Ante la consideración del dilema o Crucificado o Resucitado, o de las reducciones asolo lo social del Crucificado, habría que conservar el testimonio reflejado en el Nuevo Testamento cuando anuncia que el Crucificado ha resucitado. Dos aspectos inseparables del Misterio Pascual donde, por una parte, se plantea la identidad (el Crucificado es el Resucitado y viceversa), como la distinción de ambas que se iluminan mutuamente: la Resurrección ilumina la Cruz, y la Cruz aclara la Resurrección.

La experiencia del Resucitado se da en medio de las cruces de la historia y el riesgo de ambigüedad humana. Para considerarlo en otros términos, no solo en ocasiones espero ser redimido como víctima, sino que existe la posibilidad de tener que ser redimido como victimario.

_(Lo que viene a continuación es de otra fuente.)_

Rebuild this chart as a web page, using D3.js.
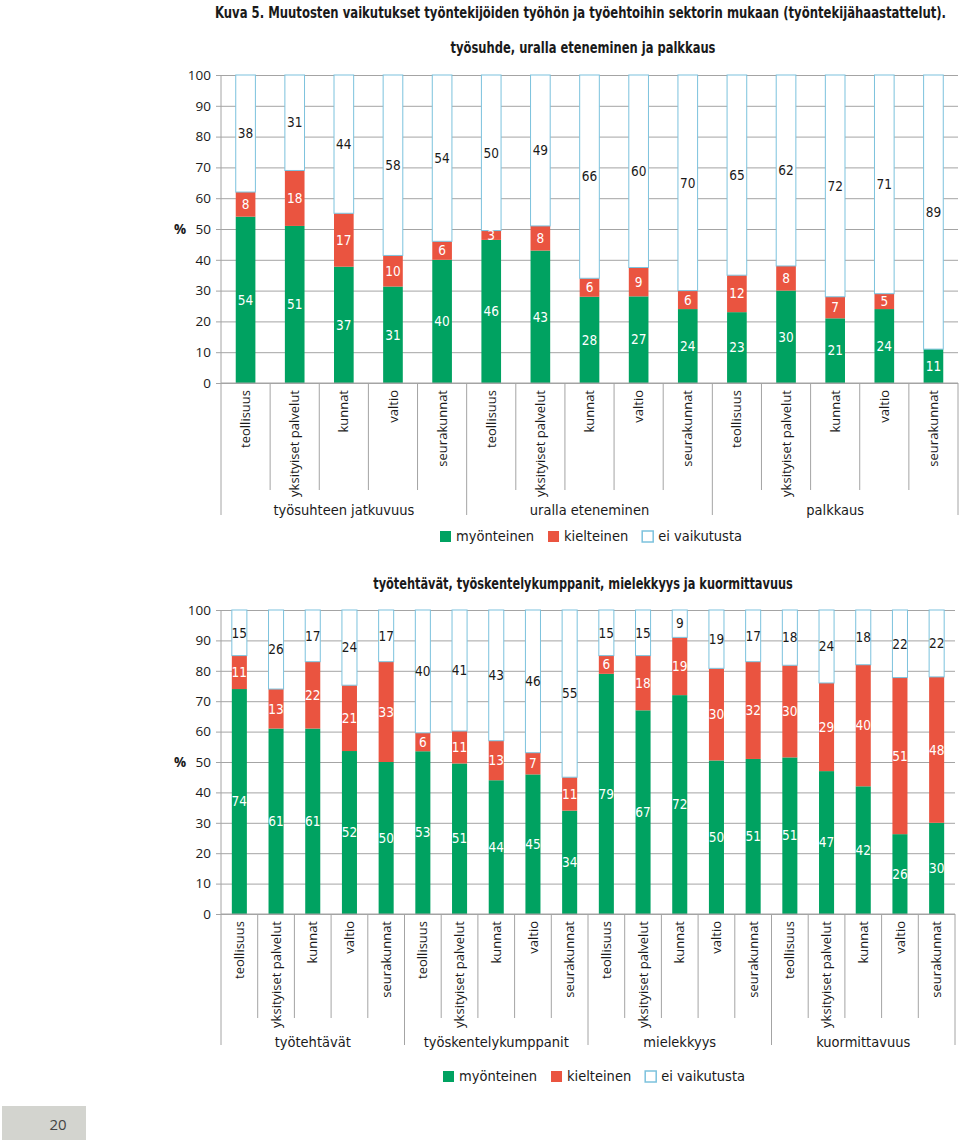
<!DOCTYPE html>
<html>
<head>
<meta charset="utf-8">
<script src="https://cdn.jsdelivr.net/npm/d3@7"></script>
<style>
  body{ margin:0; background:#fff; }
  #vis{ display:block; }
</style>
</head>
<body>
<svg id="vis"></svg>
<script>
  var width = 960,
    height = 1142,
    //colors
    green = "#00a261",
    red = "#ea5440",
    blueLine = "#7cc2dd",
    grid = "#a4a4a4",
    ink = "#1a1a1a",
    condensed = "'Liberation Sans Narrow', 'DejaVu Sans Condensed', 'Roboto Condensed', sans-serif",
    regular = "'Open Sans', 'Noto Sans', sans-serif";

  // data -------------------------------------------------
  var sectors = ["teollisuus", "yksityiset palvelut", "kunnat", "valtio", "seurakunnat"];
  var seriesNames = ["myönteinen", "kielteinen", "ei vaikutusta"];
  var yTicks = [0, 10, 20, 30, 40, 50, 60, 70, 80, 90, 100];

  var topGroups = ["työsuhteen jatkuvuus", "uralla eteneminen", "palkkaus"];
  var topPositive = [54, 51, 37, 31, 40, 46, 43, 28, 27, 24, 23, 30, 21, 24, 11];
  var topNegative = [8, 18, 17, 10, 6, 3, 8, 6, 9, 6, 12, 8, 7, 5, 0];
  var topNone = [38, 31, 44, 58, 54, 50, 49, 66, 60, 70, 65, 62, 72, 71, 89];

  var bottomGroups = ["työtehtävät", "työskentelykumppanit", "mielekkyys", "kuormittavuus"];
  var bottomPositive = [74, 61, 61, 52, 50, 53, 51, 44, 45, 34, 79, 67, 72, 50, 51, 51, 47, 42, 26, 30];
  var bottomNegative = [11, 13, 22, 21, 33, 6, 11, 13, 7, 11, 6, 18, 19, 30, 32, 30, 29, 40, 51, 48];
  var bottomNone = [15, 26, 17, 24, 17, 40, 41, 43, 46, 55, 15, 15, 9, 19, 17, 18, 24, 18, 22, 22];

  var svg = d3.select("#vis")
    .attr("width", width)
    .attr("height", height);

  // bold title squeezed horizontally to a target width (condensed look)
  function squeezedTitle(parent, txt, x, y, target, anchor) {
    var t = parent.append("text")
      .attr("text-anchor", anchor)
      .style("font-family", condensed)
      .style("font-weight", "bold")
      .style("font-size", "15px")
      .style("fill", ink)
      .text(txt);
    var k = Math.min(1, target / t.node().getComputedTextLength());
    t.attr("transform", "translate(" + x + "," + y + ") scale(" + k + ",1)");
    return t;
  }

  // main title
  squeezedTitle(svg, "Kuva 5. Muutosten vaikutukset työntekijöiden työhön ja työehtoihin sektorin mukaan (työntekijähaastattelut).",
    215, 18, 732, "start");

  drawChart({
    groups: topGroups, pos: topPositive, neg: topNegative, none: topNone,
    title: "työsuhde, uralla eteneminen ja palkkaus", titleY: 53, titleLen: 265,
    left: 221, right: 958, top: 75, bottom: 383, pad: 0.6,
    labelTop: 390, catLineEnd: 490, groupLineEnd: 515, groupLabelY: 515,
    legendX: 440, legendY: 536
  });

  drawChart({
    groups: bottomGroups, pos: bottomPositive, neg: bottomNegative, none: bottomNone,
    title: "työtehtävät, työskentelykumppanit, mielekkyys ja kuormittavuus", titleY: 589, titleLen: 420,
    left: 221, right: 955, top: 610, bottom: 914, pad: 0.59,
    labelTop: 921, catLineEnd: 1018, groupLineEnd: 1045, groupLabelY: 1047,
    legendX: 443, legendY: 1076
  });

  // page number box
  svg.append("rect")
    .attr("x", 2).attr("y", 1106)
    .attr("width", 84).attr("height", 34)
    .style("fill", "#d3d4cf");
  svg.append("text")
    .attr("x", 58).attr("y", 1130)
    .attr("text-anchor", "middle")
    .style("font-family", regular)
    .style("font-size", "15px")
    .style("fill", "#444")
    .text("20");

  // chart function -------------------------------------------------
  function drawChart(c) {
    var rows = [];
    c.groups.forEach(function(gName, gi) {
      sectors.forEach(function(s, si) {
        var i = gi * sectors.length + si;
        rows.push({ key: gName + "|" + s, group: gName, sector: s,
          pos: c.pos[i], neg: c.neg[i], none: c.none[i] });
      });
    });

    var x = d3.scaleBand()
      .domain(rows.map(d => d.key))
      .range([c.left, c.right])
      .paddingInner(c.pad)
      .paddingOuter(c.pad / 2);

    var y = d3.scaleLinear()
      .domain([0, 100])
      .range([c.bottom, c.top]);

    var layers = d3.stack()
      .keys(["pos", "neg", "none"])
      .offset(d3.stackOffsetExpand)(rows);

    var g = svg.append("g");

    // title
    squeezedTitle(g, c.title, 583, c.titleY, c.titleLen, "middle");

    // y axis + gridlines
    var ga = g.append("g")
      .attr("transform", "translate(" + c.left + ",0)")
      .call(d3.axisLeft(y).tickValues(yTicks).tickSize(-(c.right - c.left)).tickPadding(10));
    ga.select(".domain").remove();
    ga.selectAll(".tick line").attr("x1", -5).attr("stroke", grid);
    ga.selectAll(".tick text")
      .style("font-family", regular)
      .style("font-size", "13.5px")
      .style("fill", ink);

    g.append("text")
      .attr("x", 180)
      .attr("y", y(50))
      .attr("dy", "0.35em")
      .attr("text-anchor", "middle")
      .style("font-family", regular)
      .style("font-weight", "bold")
      .style("font-size", "13.5px")
      .style("fill", ink)
      .text("%");

    // bars
    var fills = { pos: green, neg: red, none: "#fff" };
    layers.forEach(function(layer) {
      g.selectAll(".seg-" + layer.key)
        .data(layer.filter(d => d.data[layer.key] > 0))
        .enter().append("rect")
        .attr("class", "seg-" + layer.key)
        .attr("x", d => x(d.data.key))
        .attr("width", x.bandwidth())
        .attr("y", d => y(d[1] * 100))
        .attr("height", d => y(d[0] * 100) - y(d[1] * 100))
        .style("fill", fills[layer.key])
        .style("stroke", layer.key == "none" ? blueLine : "none")
        .style("stroke-width", 1);
    });

    // value labels
    layers.forEach(function(layer) {
      g.selectAll(".lab-" + layer.key)
        .data(layer.filter(d => d.data[layer.key] > 0))
        .enter().append("text")
        .attr("class", "lab-" + layer.key)
        .attr("x", d => x(d.data.key) + x.bandwidth() / 2)
        .attr("y", d => y((d[0] + d[1]) / 2 * 100))
        .attr("dy", "0.35em")
        .attr("text-anchor", "middle")
        .style("font-family", condensed)
        .style("font-size", "13.5px")
        .style("fill", layer.key == "none" ? ink : "#fff")
        .text(d => d.data[layer.key]);
    });

    // axis lines
    g.append("line")
      .attr("x1", c.left).attr("x2", c.left)
      .attr("y1", c.top).attr("y2", c.bottom)
      .style("stroke", grid);
    g.append("line")
      .attr("x1", c.left).attr("x2", c.right)
      .attr("y1", c.bottom).attr("y2", c.bottom)
      .style("stroke", grid);

    // category separators
    var step = x.step();
    d3.range(rows.length + 1).forEach(function(i) {
      g.append("line")
        .attr("x1", c.left + step * i).attr("x2", c.left + step * i)
        .attr("y1", c.bottom)
        .attr("y2", i % sectors.length == 0 ? c.groupLineEnd : c.catLineEnd)
        .style("stroke", grid);
    });

    // category labels
    g.selectAll(".cat")
      .data(rows)
      .enter().append("text")
      .attr("class", "cat")
      .attr("transform", d => "translate(" + (x(d.key) + x.bandwidth() / 2) + "," + c.labelTop + ") rotate(-90)")
      .attr("dy", "0.35em")
      .attr("text-anchor", "end")
      .style("font-family", regular)
      .style("font-size", "13px")
      .style("fill", ink)
      .text(d => d.sector);

    // group labels
    c.groups.forEach(function(gName, gi) {
      g.append("text")
        .attr("x", c.left + step * (gi + 0.5) * sectors.length)
        .attr("y", c.groupLabelY)
        .attr("text-anchor", "middle")
        .style("font-family", condensed)
        .style("font-size", "14.5px")
        .style("fill", ink)
        .text(gName);
    });

    // legend
    var cx = c.legendX;
    var swatch = [
      { fill: green, stroke: "none" },
      { fill: red, stroke: "none" },
      { fill: "#fff", stroke: blueLine }
    ];
    seriesNames.forEach(function(name, i) {
      g.append("rect")
        .attr("x", cx).attr("y", c.legendY - 5)
        .attr("width", 11).attr("height", 11)
        .style("fill", swatch[i].fill)
        .style("stroke", swatch[i].stroke)
        .style("stroke-width", 1.5);
      var lt = g.append("text")
        .attr("x", cx + 16)
        .attr("y", c.legendY)
        .attr("dy", "0.35em")
        .style("font-family", condensed)
        .style("font-size", "14.5px")
        .style("fill", ink)
        .text(name);
      cx += 16 + lt.node().getComputedTextLength() + 14;
    });
  }
</script>
</body>
</html>
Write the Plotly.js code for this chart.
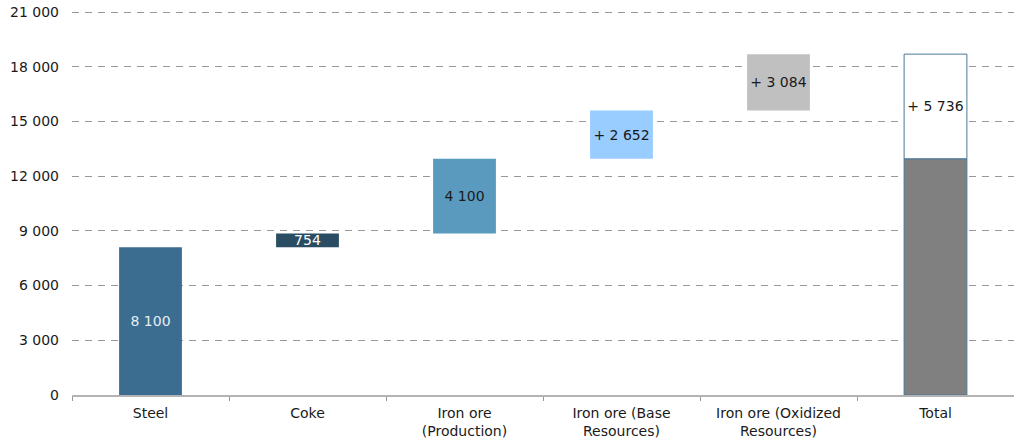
<!DOCTYPE html>
<html>
<head>
<meta charset="utf-8">
<script src="https://cdn.plot.ly/plotly-3.0.1.min.js"></script>
<style>
  html, body { margin: 0; padding: 0; background: #fff; }
  #chart { width: 1014px; height: 441px; }
</style>
</head>
<body>
<div id="chart"></div>
<script>
// Reserves build-up by source (thousand tonnes)
const categories = ['Steel', 'Coke', 'Iron ore<br>(Production)', 'Iron ore (Base<br>Resources)', 'Iron ore (Oxidized<br>Resources)', 'Total'];
const stepValues = [8100, 754, 4100, 2652, 3084];
const stepColors = ['#3a6d90', '#2b4d63', '#5a9abe', '#99ccff', '#c0c0c0'];
const stepTextColors = ['#e6edf3', '#ffffff', '#1a1a1a', '#1a1a1a', '#1a1a1a'];
const stepIsAddition = [false, false, false, true, true];
const realizedCount = 3; // first three steps form the solid part of the total
const yTicks = [0, 3000, 6000, 9000, 12000, 15000, 18000, 21000];

const fmt = v => String(v).replace(/\B(?=(\d{3})+(?!\d))/g, ' ');

// Floating bases for the waterfall steps
const bases = [];
let running = 0;
stepValues.forEach(v => { bases.push(running); running += v; });

const realizedTotal = stepValues.slice(0, realizedCount).reduce((a, b) => a + b, 0);
const potentialTotal = stepValues.slice(realizedCount).reduce((a, b) => a + b, 0);

const font = { family: 'DejaVu Sans, Verdana, sans-serif', size: 14, color: '#1a1a1a' };

const steps = {
  type: 'bar',
  x: categories.slice(0, stepValues.length),
  y: stepValues,
  base: bases,
  width: 0.4,
  marker: { color: stepColors, line: { width: 0 } },
  text: stepValues.map((v, i) => (stepIsAddition[i] ? '+ ' : '') + fmt(v)),
  textposition: 'inside',
  insidetextanchor: 'middle',
  constraintext: 'none',
  textfont: { family: font.family, size: 14, color: stepTextColors },
  textangle: 0,
  hoverinfo: 'skip',
  showlegend: false
};

const totalSolid = {
  type: 'bar',
  x: [categories[5]],
  y: [realizedTotal],
  base: [0],
  width: 0.4,
  marker: { color: '#808080', line: { color: '#4a7898', width: 1 } },
  hoverinfo: 'skip',
  showlegend: false
};

const totalPotential = {
  type: 'bar',
  x: [categories[5]],
  y: [potentialTotal],
  base: [realizedTotal],
  width: 0.4,
  marker: { color: '#ffffff', line: { color: '#4a7898', width: 1 } },
  text: ['+ ' + fmt(potentialTotal)],
  textposition: 'inside',
  insidetextanchor: 'middle',
  constraintext: 'none',
  textfont: { family: font.family, size: 14, color: '#1a1a1a' },
  textangle: 0,
  hoverinfo: 'skip',
  showlegend: false
};

const layout = {
  width: 1014,
  height: 441,
  margin: { l: 72, r: 0, t: 8, b: 46 },
  paper_bgcolor: '#ffffff',
  plot_bgcolor: '#ffffff',
  font: font,
  barmode: 'overlay',
  showlegend: false,
  xaxis: {
    type: 'category',
    showgrid: false,
    showline: true,
    linecolor: '#b3b3b3',
    linewidth: 2,
    ticks: 'outside',
    tickson: 'boundaries',
    ticklen: 4,
    tickcolor: '#999999',
    ticklabelstandoff: 4,
    tickfont: { family: font.family, size: 14, color: '#1a1a1a' },
    fixedrange: true
  },
  yaxis: {
    // headroom above the last tick so its gridline is still drawn
    range: [0, 21000 * 387 / 383],
    tickvals: yTicks,
    ticktext: yTicks.map(fmt),
    showgrid: true,
    gridcolor: '#999999',
    gridwidth: 1,
    griddash: '7px,6px',
    zeroline: false,
    showline: false,
    ticks: '',
    ticklabelstandoff: 12,
    tickfont: { family: font.family, size: 14, color: '#1a1a1a' },
    fixedrange: true
  }
};

Plotly.newPlot('chart', [steps, totalSolid, totalPotential], layout, { displayModeBar: false, staticPlot: true });
</script>
</body>
</html>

Al final tanto redención como reconciliación exigen la justicia, pues sino se caricaturiza la experiencia espiritual y se reduce el drama de la cruz a una puesta en escena patética (en el sentido teatral).

Vivir como resucitados (Ellacuría) implica asumir la cruz con actitud de resurrección. Cruz que no son los achaques que cualquiera puede padecer, sino el precio de rechazo y oposición que conlleva la fidelidad al Evangelio. Tiene que ver con la apuesta por estar con los más pobres y los que sufren Con aquellos que son víctimas de violaciones a sus derechos humanos. Considerar que la resurrección es real no solo en la vida eterna, sino como adelanto temporal en condiciones de vida digna para los seres humanos y los seguidores de Jesús. Sin negar la dimensión mística, presente, por ejemplo, en la vida del cardenal vietnamita François Xavier Van Thuân.

Cuenta el Cardenal en sus memorias como, durante esos 13 años aprisionado en su país, soportando sufrimientos y torturas, en un ambiente infrahumano y donde los prisioneros maldecían los cielos, hubo una paz que lo acompañó siempre. Es el misterio de la Resurrección.